Supported models¶

Classification using Random Forest¶

The PlaceRecognitionRFImpl class implements place recognition using a Random Forest classifier and features extracted via a Convolutional Neural Network (CNN) trained on the Places365 dataset. This section provides an overview of how place recognition is integrated and employed, enhancing its functionalities.

General¶

Place recognition is a computer vision technique that involves identifying and classifying specific locations or landmarks within images or video frames. This is essential for applications like autonomous navigation, robotics, augmented reality, and geographic information systems.

Please refer to the [Places365](http://places2.csail.mit.edu/) documentation for more details.

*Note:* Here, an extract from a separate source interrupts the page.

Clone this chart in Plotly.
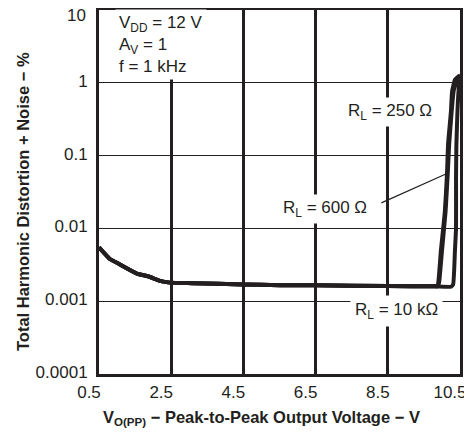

Here’s a simplified explanation of how place recognition using Random Forests and CNN feature extraction works:

Image Preprocessing: The process typically starts with preprocessing steps such as resizing, normalization, and color channel adjustment. These steps help prepare the image for further analysis and improve the accuracy of the recognition algorithms.
Feature Extraction: The class uses a pre-trained CNN model, such as GoogLeNet trained on the Places365 dataset, to extract feature vectors from images. This model captures essential features of the images, encoding important information about the appearance, shape, and texture of the scene.
Feature Matching: Once features are extracted, the algorithm compares them with a database of known features from previously seen locations. This involves finding the best matches between the features of the input image and those in the database.
Localization and Classification: After matching features, the algorithm determines the location depicted in the image by identifying the best match from the database and classifying the image accordingly. The classification is performed using a Random Forest classifier, which has been trained on labeled datasets.
Post-processing: In this step, the algorithm refines the results to improve overall accuracy. This may involve filtering based on confidence scores, handling false positives, and ensuring robust recognition even under challenging conditions.

Algorithm Description¶

The PlaceRecognitionRFImpl class uses a combination of deep learning for feature extraction and machine learning for classification to perform place recognition. Here’s a detailed explanation of the steps involved:

Image Preprocessing

The process starts with preprocessing steps such as resizing the images to a consistent size, normalizing the pixel values, and adjusting the color channels if necessary. These steps prepare the image for further analysis and improve the accuracy of the recognition algorithms by ensuring that the input images are in a consistent format.
Feature Extraction
- Pre-trained CNN Model: The class utilizes a pre-trained CNN model, such as GoogLeNet, which has been trained on the Places365 dataset. This model is used to extract feature vectors from the input images. The Places365 dataset is a large-scale dataset containing images of different scenes, making the model well-suited for capturing the essential characteristics of various locations.
- Image Transformation: Images are transformed using a specific preprocessing pipeline that includes resizing to a fixed size, center cropping to focus on the central part of the image, normalizing the pixel values to standardize the input, and converting the images to tensors suitable for input to the CNN model. This ensures that the images are in the correct format for feature extraction.
Feature Matching

Once the features are extracted from the input images, the algorithm compares these features with a database of known features from previously seen locations. This step involves finding the best matches between the features of the input image and those in the database. Feature matching is typically done using distance metrics that measure the similarity between feature vectors.
Localization and Classification

After matching features, the algorithm determines the location depicted in the image by identifying the best match from the database and classifying the image accordingly. The classification is performed using a Random Forest classifier, a machine learning model that consists of multiple decision trees. Each tree in the forest provides a vote for the class of the input image, and the class with the most votes is selected as the final prediction. The Random Forest classifier is trained on labeled datasets, where each image is associated with a specific location label.
Post-processing

In this step, the algorithm refines the results to improve overall accuracy. This may involve filtering out predictions with low confidence scores, handling false positives by applying additional checks, and ensuring robust recognition even under challenging conditions such as variations in lighting, perspective, and occlusions. Post-processing helps to enhance the reliability of the place recognition system.

Important Considerations¶

While this place recognition implementation offers sophisticated capabilities, it’s important to note that its performance can vary based on environmental conditions, image quality, and the diversity of the training data. Regular testing and adjustments may be necessary to ensure the system operates effectively within the specific context of your application.